Mine

“Mine, mine, mine, mine, mine, mine, mine…”

~ a flock of seagulls in Finding Nemo


We are finding that the older we get, the more experience we carry, and maybe the perceived value of our contribution increases, we’re getting a lot more invitations to coach, help, contribute, or participate in things. Of course, that is an honor and all of us want to be wanted, but when the opportunities exceed your reasonable capacity, making choices becomes very challenging.

For me, my Enneagram 8, high D DISC, and the identified Strategic and Activator from my Strengthfinders, makes me want to go full steam ahead with no boundaries on my capacity. My age, slowing capacity, expanding family commitments, and hopefully a stronger discernment, tells me I must get really clear on my assignments.
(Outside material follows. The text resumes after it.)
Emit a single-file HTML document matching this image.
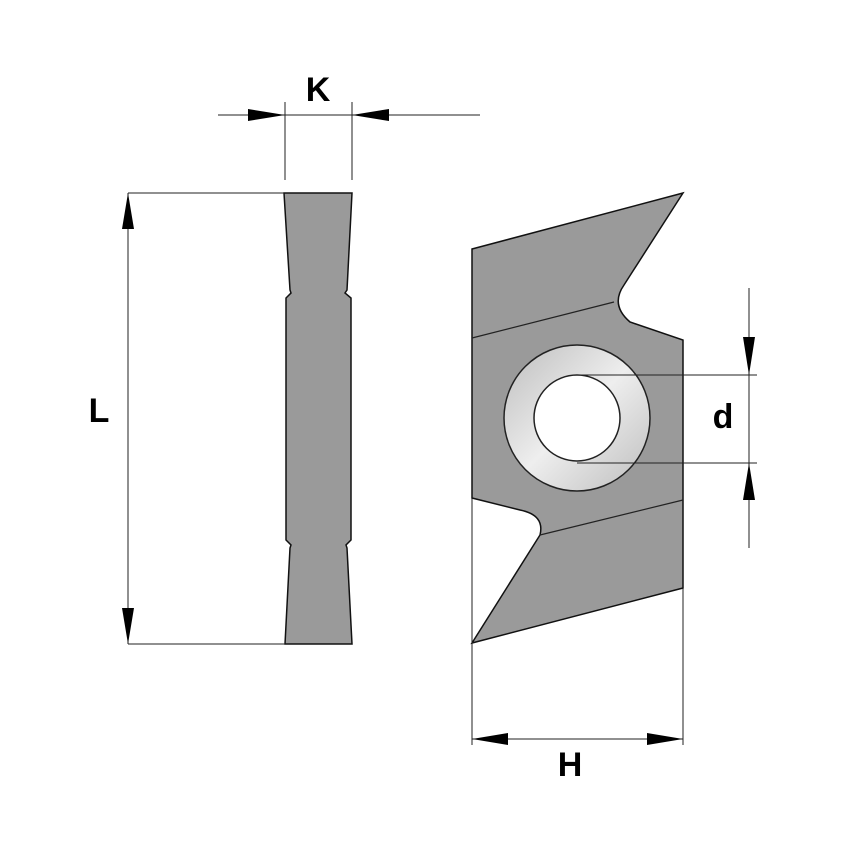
<!DOCTYPE html>
<html><head><style>html,body{margin:0;padding:0;background:#fff}svg{display:block}</style></head>
<body>
<svg width="848" height="848" viewBox="0 0 848 848" xmlns="http://www.w3.org/2000/svg">
<defs>
<linearGradient id="rg" x1="0" y1="0" x2="1" y2="1">
<stop offset="0" stop-color="#bdbdbd"/><stop offset="0.5" stop-color="#eeeeee"/><stop offset="1" stop-color="#bdbdbd"/>
</linearGradient>
</defs>
<g fill="#9a9a9a" stroke="#111" stroke-width="1.5">
<path d="M284,193 L352,193 L347,290 L345,293 L351,298 L351,540 L346,545 L347,548 L352,644 L285,644 L290,548 L291,545 L286,540 L286,298 L291,293 L290,290 Z"/>
<path d="M472,249 L683,193 L624,285 Q610,305 630,322 L683,340 L683,588 L472,643 L540,535 Q545,515 520,510 L472,498 Z"/>
</g>
<g stroke="#222" stroke-width="1.2" fill="none">
<line x1="472" y1="338" x2="614" y2="302"/>
<line x1="540" y1="535" x2="683" y2="500"/>
</g>
<circle cx="577" cy="418" r="73" fill="url(#rg)" stroke="#222" stroke-width="1.5"/>
<circle cx="577" cy="418" r="43" fill="#fff" stroke="#222" stroke-width="1.5"/>
<g stroke="#222" stroke-width="1" fill="none">
<line x1="577" y1="375" x2="757" y2="375"/>
<line x1="577" y1="463" x2="757" y2="463"/>
<line x1="749" y1="288" x2="749" y2="548"/>
<line x1="472" y1="498" x2="472" y2="745"/>
<line x1="683" y1="588" x2="683" y2="745"/>
<line x1="472" y1="739" x2="683" y2="739"/>
<line x1="128" y1="193" x2="128" y2="644"/>
<line x1="128" y1="193" x2="284" y2="193"/>
<line x1="128" y1="644" x2="285" y2="644"/>
<line x1="218" y1="115" x2="480" y2="115"/>
<line x1="285" y1="102" x2="285" y2="180"/>
<line x1="352" y1="102" x2="352" y2="180"/>
</g>
<g fill="#000">
<polygon points="749,375 743,337 755,337"/>
<polygon points="749,463 743,500 755,500"/>
<polygon points="472,739 508,733 508,745"/>
<polygon points="683,739 647,733 647,745"/>
<polygon points="128,193 122,229 134,229"/>
<polygon points="128,644 122,608 134,608"/>
<polygon points="285,115 248,109 248,121"/>
<polygon points="352,115 389,109 389,121"/>
</g>
<g font-family="Liberation Sans, sans-serif" font-weight="bold" font-size="34" fill="#000" text-anchor="middle">
<text x="318" y="101">K</text>
<text x="99" y="422">L</text>
<text x="723" y="428">d</text>
<text x="570" y="776">H</text>
</g>
</svg>
</body></html>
My worldview holds that I can access the Divine whenever I want and even for the most simple things. The only real barriers to that flow seem to be my stubbornness, my sense of independence, and my well honed sense of needing to do life on my own. As our opportunities as a coaching practice started to increase with seemingly endless possibilities, we started regularly asking the question, “What is ours?”

  • Do we meet the need of the growing one-on-one opportunities?

  • Do we do more of the team work we are doing inside of companies that has been so effective?

  • Do we focus more on the increasing queue of people wanting to become Summit coaches here and abroad?

  • Do we increase the flow of our Life Plan and Better Story Workshops?

  • Do we grow our very successful work with companies and leadership teams?

  • Do we focus more on the online journey opportunities from the canon of our business and leadership content?

  • Etc.

What is “ours”, with answers being mostly discerned from our Creator, has been such a rescue for our team. The collective wisdom of a mature global team helps us make really good choices that feel very dialed in with the desires of our God. That is going great.

But for me, I am increasingly asking a similar, but very personal question: Is this mine? Everyone has a mission, a passion, or something they feel is most important for us to give our life or time to. (Let me correct that statement, everyone should. We were all created to make some unique contribution.) Their passion around their unique “calling” requires looking for people they deem capable to get involved with their thing. All of us have a lot of people “should’ing” on us.

In the smallest things and the very largest opportunities, I am learning to ask a far more personal question: “Is this mine?” Is this mine to take on, contribute to, lend some of my slowly eroding capacity to? Is this mine to worry about, obsess over, carry the burden of? The answer to the first question is very little. The answer to the second is almost nothing.

Consider

  • Are the people you lead/influence and your enterprise, clear on what is theirs?

  • Are you clear on what is yours?

  • What is it costing you to not be clear on the answers to those questions?